San Miguel Brewery, the Philippine flagship of the San Miguel group, wants to raise as much as P38.8 billion ($815 million) via a bond offer in pesos or dollars, or both, before the end of March, its president said on Tuesday.
The brewery arm of Southeast Asia's biggest food and drinks group told the stock exchange on Monday its board of directors "approved the issuance of peso and/or dollar bonds of up to P38.8 billion" to fund its acquisition of domestic beer brands and real estate used by the brewery from its parent firm.
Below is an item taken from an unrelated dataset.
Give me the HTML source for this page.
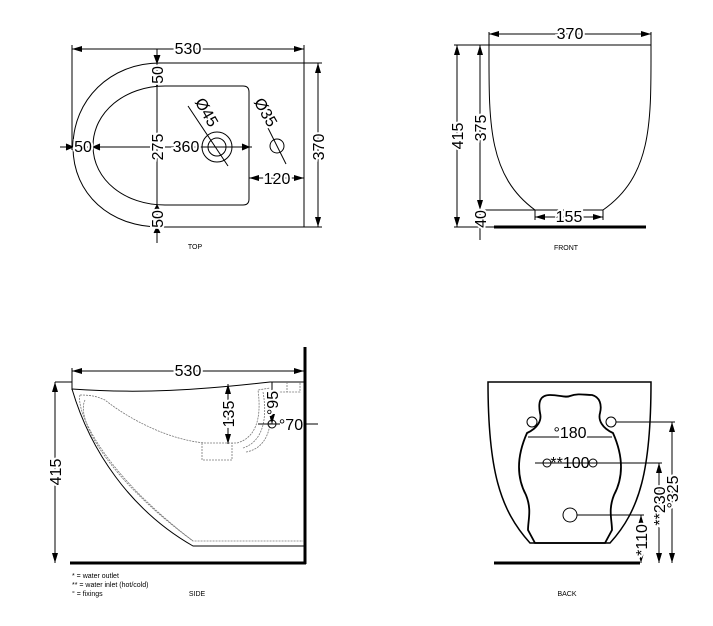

When asked to clarify the timing of the offer. San Miguel Brewery president Ramon Ang, also president of the parent firm San Miguel Corp said in a text message to Reuters: "Yes, first quarter."
He said the company has yet to finalize the size of the possible peso and dollar issues, with the brewer still in talks with banks on the terms of the offer.
San Miguel Brewery, the first brewery in Southeast Asia, has tapped HSBC and the state-run Development Bank of the Philippines as underwriters for the offer, banking sources said last week.
Shares of the brewery firm were unchanged at P10 in early trade on Tuesday as the main index edged up 0.35 percent.
Ang said last week the debt-free brewery firm was considering a tenor of 10 years or longer for the debt issue.
The brewery firm said on Thursday it needed to have full oversight over its brands to keep its margins under control as it stops royalty payments to its parent.
It expects to complete the purchase by April. It valued the brewery brands at P32 billion and the land on which its facilities stand at P6.8 billion.
The firm has tapped UBS as financial advisor in valuing the beer brands and related assets.
The brewer told the stock exchange on Monday it had used up all the P616 million proceeds from its initial public offer last year.
Parent firm San Miguel plans to use proceeds from the sale to pay down debt and fund acquisitions, such as its planned purchase of a majority stake in oil refiner Petron Corp worth about $675 million.
It acquired 27 percent in utility firm Manila Electric Co for $607 million in October as part of a long-standing plan to diversify into heavy industry to fuel future growth.